III. Ohne Rechtsgrund
X müsste den Besitz an den Fruchtgummis überdies auch ohne Rechtsgrund erlangt haben.

1. Kaufvertrag
Als Rechtsgrund kommt hier der zwischen S und X geschlossene Kaufvertrag in Betracht.

2. Wirksamkeit
Dieser müsste jedoch auch wirksam zustande gekommen sein. Dies ist insbesondere fraglich, da S als Minderjährige gemäß § 106 BGB in ihrer Geschäftsfähigkeit beschränkt ist.

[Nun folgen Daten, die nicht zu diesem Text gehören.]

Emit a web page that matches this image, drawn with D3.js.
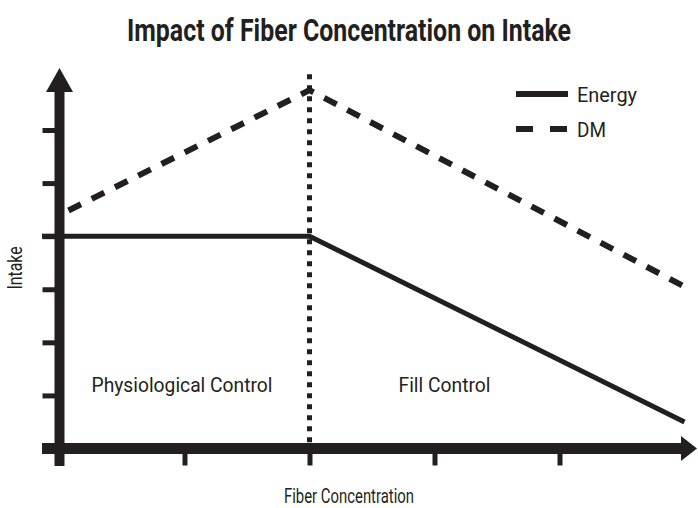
<!DOCTYPE html>
<html>
<head>
<meta charset="utf-8">
<script src="https://cdn.jsdelivr.net/npm/d3@7"></script>
<style>
  body { margin: 0; background: #fff; }
  svg { display: block; }
  text { font-family: Roboto, "Liberation Sans", sans-serif; fill: #231f20; }
</style>
</head>
<body>
<svg width="698" height="508"></svg>
<script>
const W = 698, H = 508;
const INK = '#231f20';

// data (arbitrary units)
const fiberX = [0, 2, 5];
const energy = [4, 4, 0.5];
const dm = [4.4, 6.75, 3.05];
const xTicks = [0, 1, 2, 3, 4];
const yTicks = [1, 2, 3, 4, 5, 6];
const dividerAt = 2, dividerTop = 7.05;
const regions = [{x: 0.98, label: 'Physiological Control'}, {x: 3.08, label: 'Fill Control'}];
const seriesNames = ['Energy', 'DM'];

const svg = d3.select('svg');

const x = d3.scaleLinear().domain([0, 5]).range([59.5, 684.5]);
const y = d3.scaleLinear().domain([0, 6]).range([448.5, 130]);

// condensed look: squeeze Roboto to the widths measured on the picture
function label(sel, size, width) {
    return sel.style('font-size', size + 'px')
        .attr('textLength', width)
        .attr('lengthAdjust', 'spacingAndGlyphs');
}

// Заголовок
label(svg.append('text')
    .attr('x', W / 2).attr('y', 41)
    .attr('text-anchor', 'middle')
    .style('font-weight', 'bold')
    .text('Impact of Fiber Concentration on Intake'), 32, 444);

// ticks via d3 axes, domain drawn separately as thick bars
const yAxis = svg.append('g')
    .attr('transform', `translate(${x(0)},0)`)
    .call(d3.axisLeft(y).tickValues(yTicks).tickSize(17).tickFormat(''));
yAxis.select('.domain').remove();
yAxis.selectAll('.tick line').attr('stroke', INK).attr('stroke-width', 5);

const xAxis = svg.append('g')
    .attr('transform', `translate(0,${y(0)})`)
    .call(d3.axisBottom(x).tickValues(xTicks).tickSize(17).tickFormat(''));
xAxis.select('.domain').remove();
xAxis.selectAll('.tick line').attr('stroke', INK).attr('stroke-width', 5);

// оси
const yTop = 68, xRight = 697;
svg.append('line')
    .attr('x1', x(0)).attr('x2', x(0))
    .attr('y1', 466).attr('y2', yTop + 24)
    .attr('stroke', INK).attr('stroke-width', 10);
svg.append('line')
    .attr('x1', 42).attr('x2', xRight - 15)
    .attr('y1', y(0)).attr('y2', y(0))
    .attr('stroke', INK).attr('stroke-width', 11);

// стрелки
svg.append('polygon')
    .attr('points', `${x(0)},${yTop} ${x(0) - 13.5},${yTop + 24} ${x(0) + 13.5},${yTop + 24}`)
    .attr('fill', INK);
svg.append('polygon')
    .attr('points', `${xRight},${y(0)} ${xRight - 16},${y(0) - 12.5} ${xRight - 16},${y(0) + 12.5}`)
    .attr('fill', INK);

// divider
svg.append('line')
    .attr('x1', x(dividerAt)).attr('x2', x(dividerAt))
    .attr('y1', y(dividerTop)).attr('y2', y(0))
    .attr('stroke', INK).attr('stroke-width', 5)
    .attr('stroke-dasharray', '5,6');

const line = d3.line().x(d => x(d[0])).y(d => y(d[1]));

svg.append('path')
    .attr('d', line(fiberX.map((v, i) => [v, energy[i]])))
    .attr('fill', 'none').attr('stroke', INK).attr('stroke-width', 5);

// energy line also pokes through the y axis like a tick
svg.append('line')
    .attr('x1', 42).attr('x2', x(0))
    .attr('y1', y(energy[0])).attr('y2', y(energy[0]))
    .attr('stroke', INK).attr('stroke-width', 5);

svg.append('path')
    .attr('d', line(fiberX.map((v, i) => [v, dm[i]])))
    .attr('fill', 'none').attr('stroke', INK).attr('stroke-width', 6)
    .attr('stroke-dasharray', '14,12').attr('stroke-dashoffset', -10);

// region labels
label(svg.append('text')
    .attr('x', x(regions[0].x)).attr('y', 392)
    .attr('text-anchor', 'middle')
    .text(regions[0].label), 21, 181);
label(svg.append('text')
    .attr('x', x(regions[1].x)).attr('y', 392)
    .attr('text-anchor', 'middle')
    .text(regions[1].label), 21, 92);

// axis titles
label(svg.append('text')
    .attr('x', 349).attr('y', 503)
    .attr('text-anchor', 'middle')
    .text('Fiber Concentration'), 21, 130);
label(svg.append('text')
    .attr('transform', 'translate(22,268) rotate(-90)')
    .attr('text-anchor', 'middle')
    .text('Intake'), 20, 43);

// legend
const legend = svg.append('g').attr('transform', 'translate(516,94)');
const legendW = [60, 29];
seriesNames.forEach((name, i) => {
    const g = legend.append('g').attr('transform', `translate(0,${i * 35})`);
    g.append('line')
        .attr('x1', 0).attr('x2', 52)
        .attr('stroke', INK).attr('stroke-width', 6)
        .attr('stroke-dasharray', i === 0 ? null : '17,17');
    label(g.append('text')
        .attr('x', 61).attr('y', 7.5)
        .text(name), 21, legendW[i]);
});
</script>
</body>
</html>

a) Einwilligung des gesetzlichen Vertreters
Eine Einwilligung der Eltern i.S.d. §§ 107, 183 S. 1 BGB der S ist vorliegend nicht erfolgt (s.o.).
?
b) Lediglich rechtlich vorteilhaft
Eine solche Einwilligung ist jedoch nach § 107 BGB entbehrlich, wenn das Rechtsgeschäft für den Minderjährigen lediglich rechtlich vorteilhaft ist. Dies ist dann der Fall, wenn es für den Minderjährigen nicht unmittelbar rechtliche nachteilig ist, der Minderjährige also keinen Rechtsverlust erleidet oder sich nicht rechtlich persönlich verpflichtet. Hier ist S nach dem Kaufvertrag gemäß § 433 I BGB zur Übergabe und Übereignung der Fruchtgummis an X verpflichtet. Der Kaufvertrag ist für S somit nicht lediglich rechtlich vorteilhaft.

c) Genehmigung
Auch haben die Eltern der S das Rechtsgeschäft nicht nachträglich gemäß §§ 108 I, 184 I BGB genehmigt.

d) Sonderfälle
Ein Eingreifen von Sondertatbeständen ist hier nicht ersichtlich.

e) Ergebnis
Es ist folglich kein wirksamer Kaufvertrag zwischen S und X zustande gekommen.

3. Ergebnis
X hat den Besitz an den Fruchtgummis mithin ohne Rechtsgrund erlangt.

IV. Rechtsfolge: Herausgabe
X ist somit gemäß § 812 I 1 1. Fall BGB verpflichtet, die Fruchtgummis an B herauszugeben, Zug-um-Zug gegen Rückgabe des gezahlten Kaufpreises.

V. Kein Ausschluss
Ein Ausschlusstatbestand greift vorliegend nicht ein.

VI. Ergebnis
S hat gegen X folglich einen Anspruch auf Herausgabe der Fruchtgummis an B aus § 812 I 1 1. Fall BGB.